Märchen Mädchen: A Production Postmortem

The anime industry’s structural issues are well-documented, but for fear of risking their jobs, staff members rarely point fingers at the individuals and companies that make the situation even worse. We reached out to a person very closely involved with Märchen Mädchen, the messiest TV project at the moment, and they wanted to relay a very detailed, scathing report of what happens behind the scenes in a production mess. Even if you’re not following the series, the team’s harsh experience is worth learning about.
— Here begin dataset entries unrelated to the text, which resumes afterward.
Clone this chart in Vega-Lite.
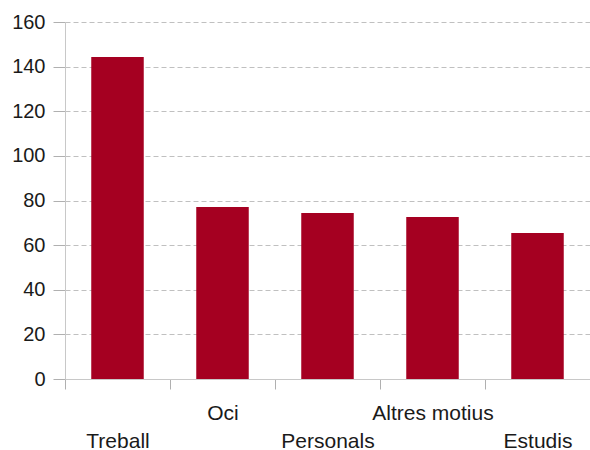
{
  "$schema": "https://vega.github.io/schema/vega-lite/v6.json",
  "width": 525,
  "height": 357,
  "autosize": "none",
  "padding": {"left": 65, "top": 22, "right": 0, "bottom": 71},
  "background": "white",
  "config": {
    "view": {"stroke": null},
    "font": "Liberation Sans",
    "axis": {"labelFont": "Liberation Sans", "labelColor": "#1a1a1a", "labelFontSize": 20}
  },
  "data": {
    "values": [
      {"motiu": "Treball", "valor": 144.3},
      {"motiu": "Oci", "valor": 77.1},
      {"motiu": "Personals", "valor": 74.4},
      {"motiu": "Altres motius", "valor": 72.6},
      {"motiu": "Estudis", "valor": 65.4}
    ]
  },
  "mark": {"type": "bar", "color": "#A50021"},
  "encoding": {
    "x": {
      "field": "motiu",
      "type": "nominal",
      "sort": null,
      "scale": {"paddingInner": 0.5, "paddingOuter": 0.25},
      "axis": {
        "title": null,
        "labelAngle": 0,
        "labelFontSize": 21,
        "tickOffset": -52.5,
        "labelOffset": 52.5,
        "tickSize": 10,
        "tickColor": "#b0b0b0",
        "domainColor": "#c8c8c8",
        "labelBaseline": "alphabetic",
        "labelPadding": 30,
        "labelLineHeight": 28,
        "labelExpr": "indexof(['Oci','Altres motius'], datum.value) >= 0 ? datum.label : [' ', datum.label]"
      }
    },
    "y": {
      "field": "valor",
      "type": "quantitative",
      "scale": {"domain": [0, 160], "nice": false},
      "axis": {
        "title": null,
        "values": [0, 20, 40, 60, 80, 100, 120, 140, 160],
        "tickSize": 12,
        "tickColor": "#b0b0b0",
        "domainColor": "#c8c8c8",
        "labelPadding": 8,
        "gridColor": "#c0c0c0",
        "gridDash": [5, 3],
        "labelBaseline": "middle"
      }
    }
  }
}
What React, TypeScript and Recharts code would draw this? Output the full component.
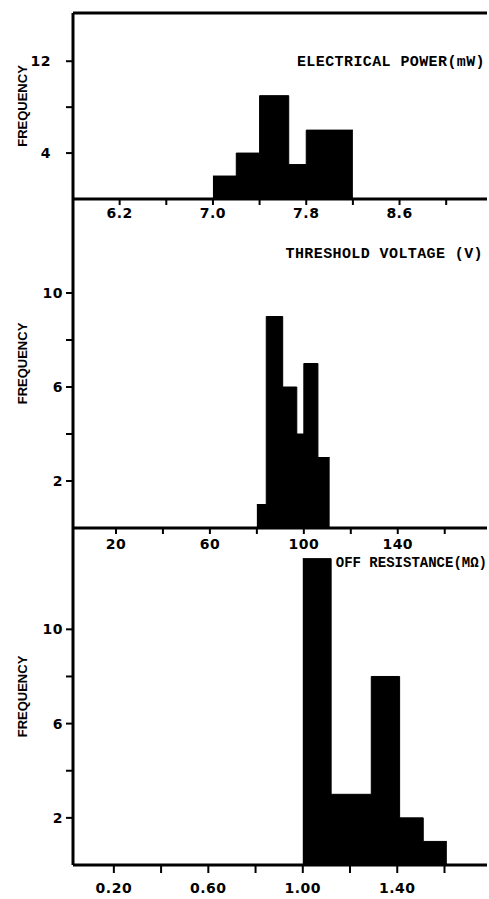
import { AreaChart, Area, XAxis, YAxis, ReferenceLine } from 'recharts'

// histogram bins: edges (n+1) and counts (n)
const powerEdges = [7.0, 7.2, 7.4, 7.65, 7.8, 8.2]
const powerCounts = [2, 4, 9, 3, 6]
const powerTicks = [6.2, 6.6, 7.0, 7.4, 7.8, 8.2, 8.6, 9.0]
const powerTickLabels = ['6.2', '', '7.0', '', '7.8', '', '8.6', '']
const powerFreqTicks = [4, 8, 12]
const powerFreqLabels = ['4', '', '12']

const voltageEdges = [80, 84, 91, 97, 100, 106, 111]
const voltageCounts = [1, 9, 6, 4, 7, 3]
const voltageTicks = [20, 40, 60, 80, 100, 120, 140, 160]
const voltageTickLabels = ['20', '', '60', '', '100', '', '140', '']
const voltageFreqTicks = [2, 4, 6, 8, 10]
const voltageFreqLabels = ['2', '', '6', '', '10']

const resistanceEdges = [1.0, 1.12, 1.29, 1.41, 1.51, 1.61]
const resistanceCounts = [13, 3, 8, 2, 1]
const resistanceTicks = [0.2, 0.4, 0.6, 0.8, 1.0, 1.2, 1.4, 1.6]
const resistanceTickLabels = ['0.20', '', '0.60', '', '1.00', '', '1.40', '']
const resistanceFreqTicks = [2, 4, 6, 8, 10]
const resistanceFreqLabels = ['2', '', '6', '', '10']

const W = 489
const H = 899

const toSteps = (edges: number[], counts: number[]) =>
  edges.map((x, i) => ({ x, n: counts[Math.min(i, counts.length - 1)] }))

const tickFont = {
  fontSize: 14,
  fill: '#000',
  fontFamily: 'DejaVu Sans',
  fontWeight: 'bold',
  letterSpacing: 0.5,
}

interface PanelProps {
  edges: number[]
  counts: number[]
  xDomain: [number, number]
  xTicks: number[]
  xLabels: string[]
  yDomain: [number, number]
  yTicks: number[]
  yLabels: string[]
  plotTop: number
  plotBottom: number
  xTickSize: number
  xTickMargin: number
  yTickMargin: number
  topLine?: boolean
}

function Panel(p: PanelProps) {
  const xAxisH = 30
  return (
    <div style={{ position: 'absolute', left: 0, top: 0 }}>
      <AreaChart
        width={W}
        height={H}
        data={toSteps(p.edges, p.counts)}
        margin={{ top: p.plotTop, right: 2, left: 0, bottom: H - p.plotBottom - xAxisH }}
      >
        <XAxis
          dataKey="x"
          type="number"
          domain={p.xDomain}
          ticks={p.xTicks}
          allowDataOverflow
          height={xAxisH}
          tickSize={p.xTickSize}
          tickMargin={p.xTickMargin}
          tickFormatter={(v: number) => p.xLabels[p.xTicks.indexOf(v)] ?? ''}
          tick={tickFont}
          tickLine={{ stroke: '#000', strokeWidth: 2 }}
          axisLine={{ stroke: '#000', strokeWidth: 3 }}
          interval={0}
        />
        <YAxis
          type="number"
          domain={p.yDomain}
          ticks={p.yTicks}
          allowDataOverflow
          width={73}
          tickSize={7}
          tickMargin={p.yTickMargin}
          tickFormatter={(v: number) => p.yLabels[p.yTicks.indexOf(v)] ?? ''}
          tick={tickFont}
          tickLine={{ stroke: '#000', strokeWidth: 2 }}
          axisLine={{ stroke: '#000', strokeWidth: 3 }}
          interval={0}
          label={{
            value: 'FREQUENCY',
            angle: -90,
            position: 'insideLeft',
            offset: 22,
            style: {
              textAnchor: 'middle',
              fontSize: 13,
              fontWeight: 'bold',
              fontFamily: 'Liberation Sans',
              fill: '#000',
            },
          }}
        />
        {p.topLine && <ReferenceLine y={p.yDomain[1]} stroke="#000" strokeWidth={3} />}
        <Area
          type="stepAfter"
          dataKey="n"
          stroke="#000"
          strokeWidth={1}
          fill="#000"
          fillOpacity={1}
          isAnimationActive={false}
          dot={false}
          activeDot={false}
        />
      </AreaChart>
    </div>
  )
}

const titleStyle = {
  position: 'absolute' as const,
  fontFamily: 'Liberation Mono',
  fontWeight: 'bold' as const,
  fontSize: 15,
  lineHeight: '16px',
  letterSpacing: 0.4,
  color: '#000',
  whiteSpace: 'nowrap' as const,
}

export default function App() {
  return (
    <div style={{ position: 'absolute', left: 0, top: 0, width: W, height: H, background: '#fff' }}>
      <Panel
        edges={powerEdges}
        counts={powerCounts}
        xDomain={[5.8, 9.35]}
        xTicks={powerTicks}
        xLabels={powerTickLabels}
        yDomain={[0, 16.2]}
        yTicks={powerFreqTicks}
        yLabels={powerFreqLabels}
        plotTop={13}
        plotBottom={199}
        xTickSize={6}
        xTickMargin={3}
        yTickMargin={15}
        topLine
      />
      <Panel
        edges={voltageEdges}
        counts={voltageCounts}
        xDomain={[1.7, 178]}
        xTicks={voltageTicks}
        xLabels={voltageTickLabels}
        yDomain={[0, 14]}
        yTicks={voltageFreqTicks}
        yLabels={voltageFreqLabels}
        plotTop={199}
        plotBottom={528}
        xTickSize={6}
        xTickMargin={5}
        yTickMargin={3}
      />
      <Panel
        edges={resistanceEdges}
        counts={resistanceCounts}
        xDomain={[0.027, 1.78]}
        xTicks={resistanceTicks}
        xLabels={resistanceTickLabels}
        yDomain={[0, 14.3]}
        yTicks={resistanceFreqTicks}
        yLabels={resistanceFreqLabels}
        plotTop={528}
        plotBottom={865}
        xTickSize={8}
        xTickMargin={10}
        yTickMargin={3}
      />
      <div style={{ ...titleStyle, right: 4, top: 55 }}>ELECTRICAL POWER(mW)</div>
      <div style={{ ...titleStyle, right: 6, top: 247 }}>THRESHOLD VOLTAGE (V)</div>
      <div style={{ ...titleStyle, right: 2, top: 555, fontSize: 14, letterSpacing: 0 }}>
        OFF RESISTANCE(MΩ)
      </div>
    </div>
  )
}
The story of Märchen Mädchen is, to a degree, that of many anime nowadays: a TV series launching as part of a media mix strategy, but not given enough resources to put together something that can stand on its own. The idea that all anime is a promotional tool is misguided at best, but it’s definitely true that many producers dream of synergies between releases in different formats. However, at the same time, it is too often that they cannot bring themselves to invest enough in those very projects themselves to ensure they have ample schedules and decent funding for an anime. But while a conservative approach limits the scope of a project from the get-go, it’s not enough to outright kill it, as we’ve seen many cases. Most TV anime are very modest productions after all, often elevated by the skill of individual artists involved. That’s the case of even tremendously messy titles like this, as Märchen Mädchen has promoted interesting youngsters and saw the debut of a truly brilliant rookie with Kiyoki Rikuta aka kerorira, whose Tanaka-inspired sequences stood out the most in a series that even featured the man himself. Unfortunately, the isolated moments of attractive stylized animation became an exception rather than the norm, especially as the show descended into a genuine production horror.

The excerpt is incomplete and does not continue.